_Work to be completed:_ Give the data below again exactly as it stands. Omit the pictures.

— begin —

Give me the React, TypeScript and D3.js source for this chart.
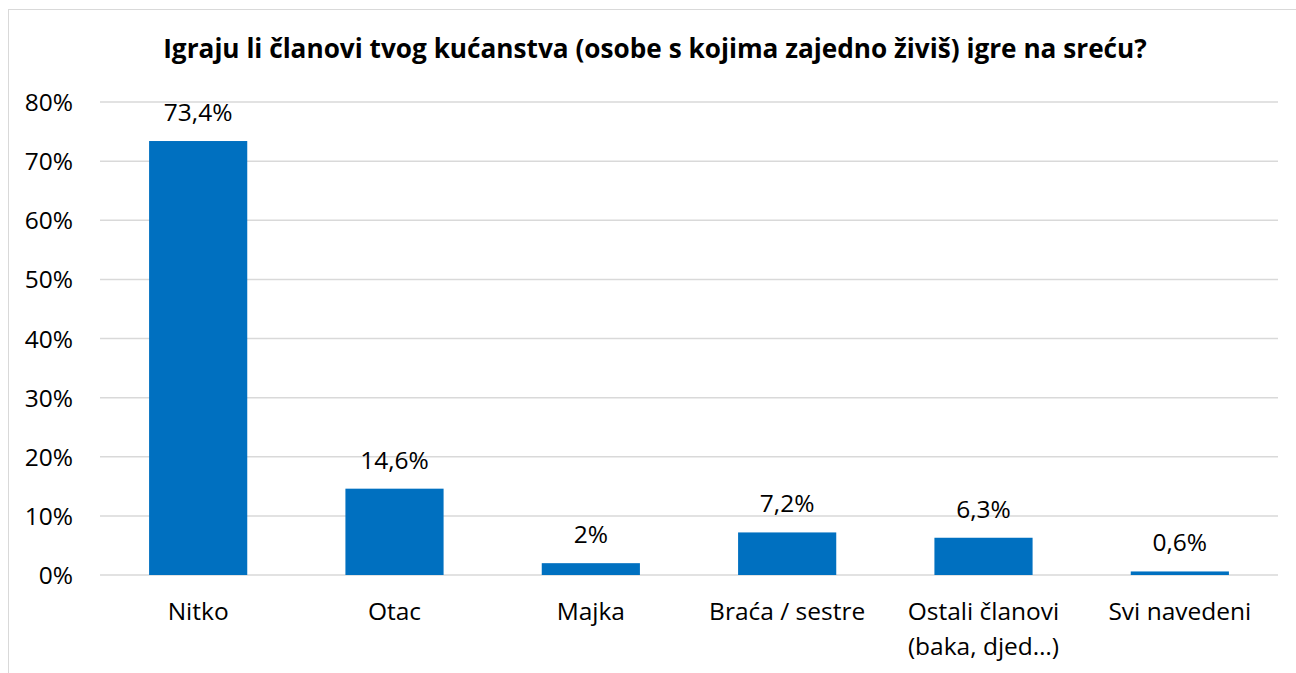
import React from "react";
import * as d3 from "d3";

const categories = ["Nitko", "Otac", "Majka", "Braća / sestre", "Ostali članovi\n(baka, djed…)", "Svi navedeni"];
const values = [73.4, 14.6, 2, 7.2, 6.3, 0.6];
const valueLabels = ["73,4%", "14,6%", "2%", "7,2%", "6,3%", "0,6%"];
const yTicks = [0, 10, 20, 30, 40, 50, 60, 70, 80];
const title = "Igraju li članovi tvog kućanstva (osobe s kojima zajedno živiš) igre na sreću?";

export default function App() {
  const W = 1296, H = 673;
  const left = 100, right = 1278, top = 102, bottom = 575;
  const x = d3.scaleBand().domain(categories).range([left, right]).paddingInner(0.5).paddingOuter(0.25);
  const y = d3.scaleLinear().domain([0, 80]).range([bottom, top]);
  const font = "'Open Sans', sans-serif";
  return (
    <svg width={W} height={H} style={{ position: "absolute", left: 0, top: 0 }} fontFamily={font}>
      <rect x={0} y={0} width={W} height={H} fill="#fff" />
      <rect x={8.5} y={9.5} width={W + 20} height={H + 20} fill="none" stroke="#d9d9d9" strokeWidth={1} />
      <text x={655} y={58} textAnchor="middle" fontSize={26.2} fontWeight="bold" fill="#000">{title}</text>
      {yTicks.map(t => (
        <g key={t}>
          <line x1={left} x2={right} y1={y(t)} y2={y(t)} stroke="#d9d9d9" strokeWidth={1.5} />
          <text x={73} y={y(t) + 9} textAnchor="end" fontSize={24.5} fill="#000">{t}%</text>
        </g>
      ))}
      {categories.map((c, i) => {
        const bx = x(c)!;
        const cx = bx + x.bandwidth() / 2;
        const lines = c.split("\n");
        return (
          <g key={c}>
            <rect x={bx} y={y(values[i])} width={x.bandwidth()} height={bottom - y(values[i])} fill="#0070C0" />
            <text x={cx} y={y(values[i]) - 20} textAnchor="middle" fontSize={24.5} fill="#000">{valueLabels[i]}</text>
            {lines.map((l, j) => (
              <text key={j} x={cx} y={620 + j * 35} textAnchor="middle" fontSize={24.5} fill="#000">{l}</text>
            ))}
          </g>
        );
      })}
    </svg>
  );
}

— end —

_Expected output:_
Give me the React, TypeScript and D3.js source for this chart.
import React from "react";
import * as d3 from "d3";

const categories = ["Nitko", "Otac", "Majka", "Braća / sestre", "Ostali članovi\n(baka, djed…)", "Svi navedeni"];
const values = [73.4, 14.6, 2, 7.2, 6.3, 0.6];
const valueLabels = ["73,4%", "14,6%", "2%", "7,2%", "6,3%", "0,6%"];
const yTicks = [0, 10, 20, 30, 40, 50, 60, 70, 80];
const title = "Igraju li članovi tvog kućanstva (osobe s kojima zajedno živiš) igre na sreću?";

export default function App() {
  const W = 1296, H = 673;
  const left = 100, right = 1278, top = 102, bottom = 575;
  const x = d3.scaleBand().domain(categories).range([left, right]).paddingInner(0.5).paddingOuter(0.25);
  const y = d3.scaleLinear().domain([0, 80]).range([bottom, top]);
  const font = "'Open Sans', sans-serif";
  return (
    <svg width={W} height={H} style={{ position: "absolute", left: 0, top: 0 }} fontFamily={font}>
      <rect x={0} y={0} width={W} height={H} fill="#fff" />
      <rect x={8.5} y={9.5} width={W + 20} height={H + 20} fill="none" stroke="#d9d9d9" strokeWidth={1} />
      <text x={655} y={58} textAnchor="middle" fontSize={26.2} fontWeight="bold" fill="#000">{title}</text>
      {yTicks.map(t => (
        <g key={t}>
          <line x1={left} x2={right} y1={y(t)} y2={y(t)} stroke="#d9d9d9" strokeWidth={1.5} />
          <text x={73} y={y(t) + 9} textAnchor="end" fontSize={24.5} fill="#000">{t}%</text>
        </g>
      ))}
      {categories.map((c, i) => {
        const bx = x(c)!;
        const cx = bx + x.bandwidth() / 2;
        const lines = c.split("\n");
        return (
          <g key={c}>
            <rect x={bx} y={y(values[i])} width={x.bandwidth()} height={bottom - y(values[i])} fill="#0070C0" />
            <text x={cx} y={y(values[i]) - 20} textAnchor="middle" fontSize={24.5} fill="#000">{valueLabels[i]}</text>
            {lines.map((l, j) => (
              <text key={j} x={cx} y={620 + j * 35} textAnchor="middle" fontSize={24.5} fill="#000">{l}</text>
            ))}
          </g>
        );
      })}
    </svg>
  );
}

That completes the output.